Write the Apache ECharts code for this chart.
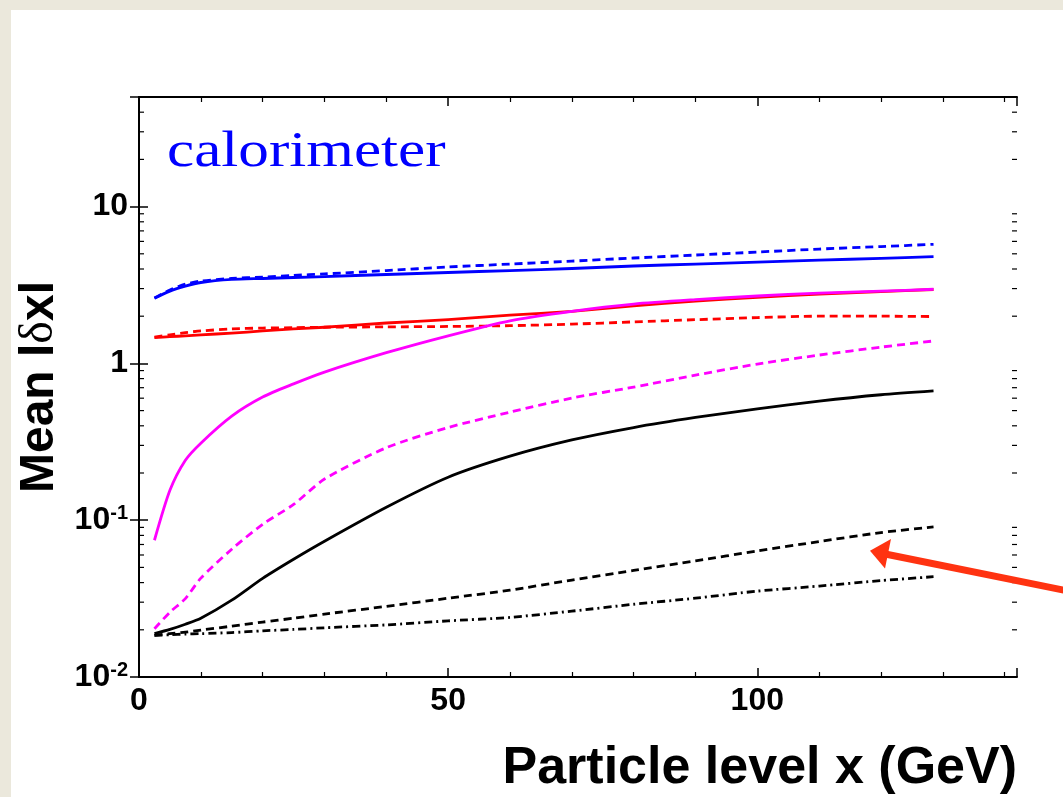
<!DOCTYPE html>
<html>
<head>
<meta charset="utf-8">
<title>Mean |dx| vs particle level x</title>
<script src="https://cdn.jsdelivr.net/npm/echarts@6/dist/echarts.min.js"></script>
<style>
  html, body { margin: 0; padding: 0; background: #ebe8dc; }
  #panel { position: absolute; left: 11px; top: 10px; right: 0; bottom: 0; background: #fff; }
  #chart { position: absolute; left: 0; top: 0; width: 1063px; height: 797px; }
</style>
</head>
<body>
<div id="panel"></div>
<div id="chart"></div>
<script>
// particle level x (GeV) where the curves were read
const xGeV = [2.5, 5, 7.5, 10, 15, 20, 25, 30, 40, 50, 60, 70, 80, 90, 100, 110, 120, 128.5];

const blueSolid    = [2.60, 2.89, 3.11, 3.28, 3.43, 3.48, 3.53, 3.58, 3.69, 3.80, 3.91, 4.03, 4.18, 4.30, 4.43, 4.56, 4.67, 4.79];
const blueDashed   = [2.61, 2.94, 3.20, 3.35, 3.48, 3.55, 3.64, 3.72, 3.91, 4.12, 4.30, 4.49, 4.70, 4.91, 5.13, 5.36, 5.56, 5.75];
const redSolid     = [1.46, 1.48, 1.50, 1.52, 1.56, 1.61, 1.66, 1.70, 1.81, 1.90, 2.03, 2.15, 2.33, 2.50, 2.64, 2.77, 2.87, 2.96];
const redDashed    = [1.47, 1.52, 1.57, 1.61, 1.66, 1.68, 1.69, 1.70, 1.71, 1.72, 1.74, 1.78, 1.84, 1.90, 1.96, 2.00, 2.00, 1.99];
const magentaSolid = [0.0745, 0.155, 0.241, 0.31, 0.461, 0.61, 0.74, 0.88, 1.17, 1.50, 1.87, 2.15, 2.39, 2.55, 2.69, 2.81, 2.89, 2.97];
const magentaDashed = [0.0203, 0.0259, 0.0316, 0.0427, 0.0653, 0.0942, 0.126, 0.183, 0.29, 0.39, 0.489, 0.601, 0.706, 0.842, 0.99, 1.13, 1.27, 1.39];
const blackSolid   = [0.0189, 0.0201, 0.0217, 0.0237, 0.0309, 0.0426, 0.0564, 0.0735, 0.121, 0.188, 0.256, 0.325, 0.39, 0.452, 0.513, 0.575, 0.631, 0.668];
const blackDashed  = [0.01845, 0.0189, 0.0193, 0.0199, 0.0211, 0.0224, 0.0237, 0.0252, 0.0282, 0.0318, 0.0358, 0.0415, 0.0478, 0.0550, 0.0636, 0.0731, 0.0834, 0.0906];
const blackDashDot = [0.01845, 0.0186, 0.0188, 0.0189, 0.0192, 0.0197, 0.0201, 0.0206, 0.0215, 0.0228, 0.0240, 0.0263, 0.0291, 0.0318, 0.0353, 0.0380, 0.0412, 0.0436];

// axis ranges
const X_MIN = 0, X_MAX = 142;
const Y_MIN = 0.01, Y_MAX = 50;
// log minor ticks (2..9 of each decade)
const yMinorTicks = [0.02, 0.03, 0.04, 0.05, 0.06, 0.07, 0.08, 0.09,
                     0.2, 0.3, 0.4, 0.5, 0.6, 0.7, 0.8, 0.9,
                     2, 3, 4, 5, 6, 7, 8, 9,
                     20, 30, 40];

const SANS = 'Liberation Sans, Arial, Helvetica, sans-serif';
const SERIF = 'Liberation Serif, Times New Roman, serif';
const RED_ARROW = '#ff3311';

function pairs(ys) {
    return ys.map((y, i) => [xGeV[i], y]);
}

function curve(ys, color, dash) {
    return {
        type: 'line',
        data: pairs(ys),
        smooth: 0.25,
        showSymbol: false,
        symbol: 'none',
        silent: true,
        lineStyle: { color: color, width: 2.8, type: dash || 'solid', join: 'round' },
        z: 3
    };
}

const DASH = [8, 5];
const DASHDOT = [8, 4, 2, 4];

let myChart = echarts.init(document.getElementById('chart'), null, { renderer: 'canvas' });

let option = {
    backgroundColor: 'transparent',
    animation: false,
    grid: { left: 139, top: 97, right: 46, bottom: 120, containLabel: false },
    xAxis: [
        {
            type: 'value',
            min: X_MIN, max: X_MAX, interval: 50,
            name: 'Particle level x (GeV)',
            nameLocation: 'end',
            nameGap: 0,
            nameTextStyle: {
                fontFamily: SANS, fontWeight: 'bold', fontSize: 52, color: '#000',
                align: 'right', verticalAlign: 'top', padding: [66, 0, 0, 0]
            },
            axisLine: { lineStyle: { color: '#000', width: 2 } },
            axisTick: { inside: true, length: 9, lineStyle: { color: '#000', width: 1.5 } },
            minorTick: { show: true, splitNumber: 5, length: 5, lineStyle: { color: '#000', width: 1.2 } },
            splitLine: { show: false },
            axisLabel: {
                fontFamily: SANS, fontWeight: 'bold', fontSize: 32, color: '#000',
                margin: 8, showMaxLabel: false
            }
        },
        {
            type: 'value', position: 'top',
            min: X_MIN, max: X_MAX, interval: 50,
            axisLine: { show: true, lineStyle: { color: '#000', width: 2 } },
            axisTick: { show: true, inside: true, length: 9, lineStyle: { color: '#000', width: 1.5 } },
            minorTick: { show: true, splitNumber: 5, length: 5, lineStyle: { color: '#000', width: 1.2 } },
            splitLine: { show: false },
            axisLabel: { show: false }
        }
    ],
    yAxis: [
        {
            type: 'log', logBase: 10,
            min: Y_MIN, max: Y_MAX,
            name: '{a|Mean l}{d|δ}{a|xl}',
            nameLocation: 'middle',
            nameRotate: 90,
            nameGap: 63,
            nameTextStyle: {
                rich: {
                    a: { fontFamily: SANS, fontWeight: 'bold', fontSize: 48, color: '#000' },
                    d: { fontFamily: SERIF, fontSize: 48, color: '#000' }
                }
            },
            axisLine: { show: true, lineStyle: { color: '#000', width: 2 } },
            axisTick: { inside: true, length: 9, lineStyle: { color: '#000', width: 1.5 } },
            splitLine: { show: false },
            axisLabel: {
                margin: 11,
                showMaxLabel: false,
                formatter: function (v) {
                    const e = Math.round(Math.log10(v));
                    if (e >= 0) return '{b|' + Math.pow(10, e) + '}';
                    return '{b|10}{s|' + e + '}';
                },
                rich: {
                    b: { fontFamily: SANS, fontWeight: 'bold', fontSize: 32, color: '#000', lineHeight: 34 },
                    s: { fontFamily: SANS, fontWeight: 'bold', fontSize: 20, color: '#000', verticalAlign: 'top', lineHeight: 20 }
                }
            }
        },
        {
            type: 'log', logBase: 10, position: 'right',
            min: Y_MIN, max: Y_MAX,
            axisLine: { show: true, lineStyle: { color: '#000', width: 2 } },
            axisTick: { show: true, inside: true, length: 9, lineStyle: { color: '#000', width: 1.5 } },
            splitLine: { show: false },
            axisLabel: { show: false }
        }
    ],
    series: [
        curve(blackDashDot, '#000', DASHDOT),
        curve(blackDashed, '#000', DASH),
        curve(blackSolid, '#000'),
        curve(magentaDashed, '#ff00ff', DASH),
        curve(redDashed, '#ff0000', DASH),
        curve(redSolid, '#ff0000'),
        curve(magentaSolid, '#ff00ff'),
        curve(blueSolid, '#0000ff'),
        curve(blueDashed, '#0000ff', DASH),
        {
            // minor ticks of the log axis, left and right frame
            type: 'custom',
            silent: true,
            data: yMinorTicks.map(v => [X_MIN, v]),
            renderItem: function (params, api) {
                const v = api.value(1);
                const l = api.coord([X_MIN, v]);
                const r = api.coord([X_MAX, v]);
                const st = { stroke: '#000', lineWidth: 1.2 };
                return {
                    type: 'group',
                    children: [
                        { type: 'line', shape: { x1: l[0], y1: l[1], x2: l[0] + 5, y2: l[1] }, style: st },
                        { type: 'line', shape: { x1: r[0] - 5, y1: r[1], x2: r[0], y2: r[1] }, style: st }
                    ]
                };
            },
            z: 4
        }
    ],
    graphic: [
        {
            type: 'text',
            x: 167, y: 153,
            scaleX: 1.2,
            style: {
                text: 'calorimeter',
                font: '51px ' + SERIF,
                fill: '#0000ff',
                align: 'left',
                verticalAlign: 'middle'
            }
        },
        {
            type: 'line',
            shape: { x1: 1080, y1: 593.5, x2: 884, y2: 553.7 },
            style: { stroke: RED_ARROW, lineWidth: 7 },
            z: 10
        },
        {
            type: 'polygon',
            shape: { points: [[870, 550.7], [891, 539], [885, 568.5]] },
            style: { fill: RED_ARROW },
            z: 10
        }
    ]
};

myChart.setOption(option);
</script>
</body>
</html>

### Your goal
Give back exactly the lines from the first line of the data through the line with "110, 120, 128.5];", pictures excluded.

### Task solution
Write the Apache ECharts code for this chart.
<!DOCTYPE html>
<html>
<head>
<meta charset="utf-8">
<title>Mean |dx| vs particle level x</title>
<script src="https://cdn.jsdelivr.net/npm/echarts@6/dist/echarts.min.js"></script>
<style>
  html, body { margin: 0; padding: 0; background: #ebe8dc; }
  #panel { position: absolute; left: 11px; top: 10px; right: 0; bottom: 0; background: #fff; }
  #chart { position: absolute; left: 0; top: 0; width: 1063px; height: 797px; }
</style>
</head>
<body>
<div id="panel"></div>
<div id="chart"></div>
<script>
// particle level x (GeV) where the curves were read
const xGeV = [2.5, 5, 7.5, 10, 15, 20, 25, 30, 40, 50, 60, 70, 80, 90, 100, 110, 120, 128.5];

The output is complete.